VOCE
CULTURA
11.06.2025 - 21:19
“E’ troppo tardi per sognare?”: con questa domanda, che suona come una provocazione, inizia il primo evento in programma per la ventunesima edizione del Festival Opera Prima che in questi giorni arricchirà l’offerta culturale della città tra le piazze e le vie del centro storico, sperimentando tra teatro contemporaneo, danza e musica.
“Dunque, siamo!” il nome della produzione di MoMec che anche quest’anno è al festival con un lavoro introspettivo, pensato per uno spettatore alla volta, anello di congiuntura con le edizioni passate, sempre attento a far guardare dentro, a far riflettere, a porre domande, a infondere coraggio anche quando prevale l’imbarazzo.
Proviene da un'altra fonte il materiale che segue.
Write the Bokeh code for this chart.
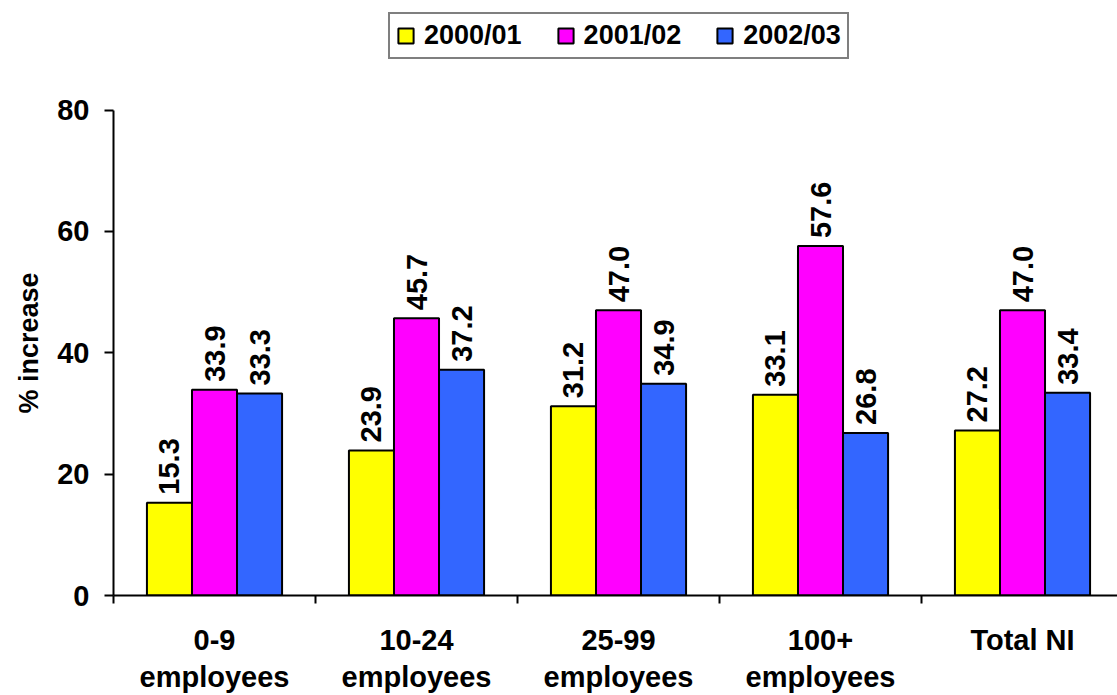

In un rito iniziatico tra il buio più profondo della solitudine e la luce di chi accompagna, si snoda il senso della vita, con voci che ricordano le innumerevoli morti insensate, per via di guerre o per le vie del mare, che sono all’ordine del giorno, che quasi si ascoltano senza più reagire e nemmeno interagire con esse.
Allora, il concetto chiave è quello di ritornare umani nella forma più primitiva del termine, quella di ritrovare il senso della relazione con l’altro, ma anche con sé, quello di comprendere quale potrà essere la propria rivolta, soprattutto quando questo porta anche a doversi esporre, cosa più che mai assoluta in questo momento storico, ma mai fattiva, nel reale: lo spazio virtuale ha lasciato poco spazio al coraggio di lottare, soli e con gli altri. Il lavoro, creato da Mario Previato con Fiorella Tommasini e Antonia Bertagnon, accompagna dunque nelle stanze più intime del cuore umano.
La giornata è poi continuata in serata con il grande ritorno a Rovigo di uno dei suoi più grandi artisti d’adozione della città: Thierry Parmentier, non da solo, ma accompagnato dalla compagnia Bahia e da Amalia Salle, anche coreografa. In un viaggio onirico tra dolcezza e speranza, tra amarezza e bellezza, l’invito è quello di fare i conti con la fragilità della memoria, attraverso tante storie, attraverso il confronto tra più generazioni con artisti che vanno dai venti ai settant’anni. Un dono fragile, quello dell’identità costruita tramite la memoria, che diventa forza quando è l’amore a far emergere ciò che non c’è più. Una storia di ognuno che è storia di tutti, di famiglie, che vivono quotidianamente l’oblio. Con poesia e incanto, tutto questo è stato possibile grazie alla sinuosità di un movimento che ha accompagnato lo spettatore, nello splendere della vita, nella luce del quotidiano. A seguire, la musica di Amarti.
Gli eventi continuano giovedì con Momec che si riproporrà fino a domenica per tutto il pomeriggio negli esterni della Gran Guardia. Dopodiché, gli spettacoli saranno alla sera: alle 20 al chiostro degli Olivetani ci sarà Annalisa Limardi con “No”, mentre alle 21.30 al teatro Studio Alot teatro con “Veni”, uno studio. Il primo è un lavoro che rielabora una profonda ferita, quella di un abuso, mentre il secondo sarà una performance musicale corale, re-immaginando alcuni canti polifonici di tradizione orale del Mediterraneo.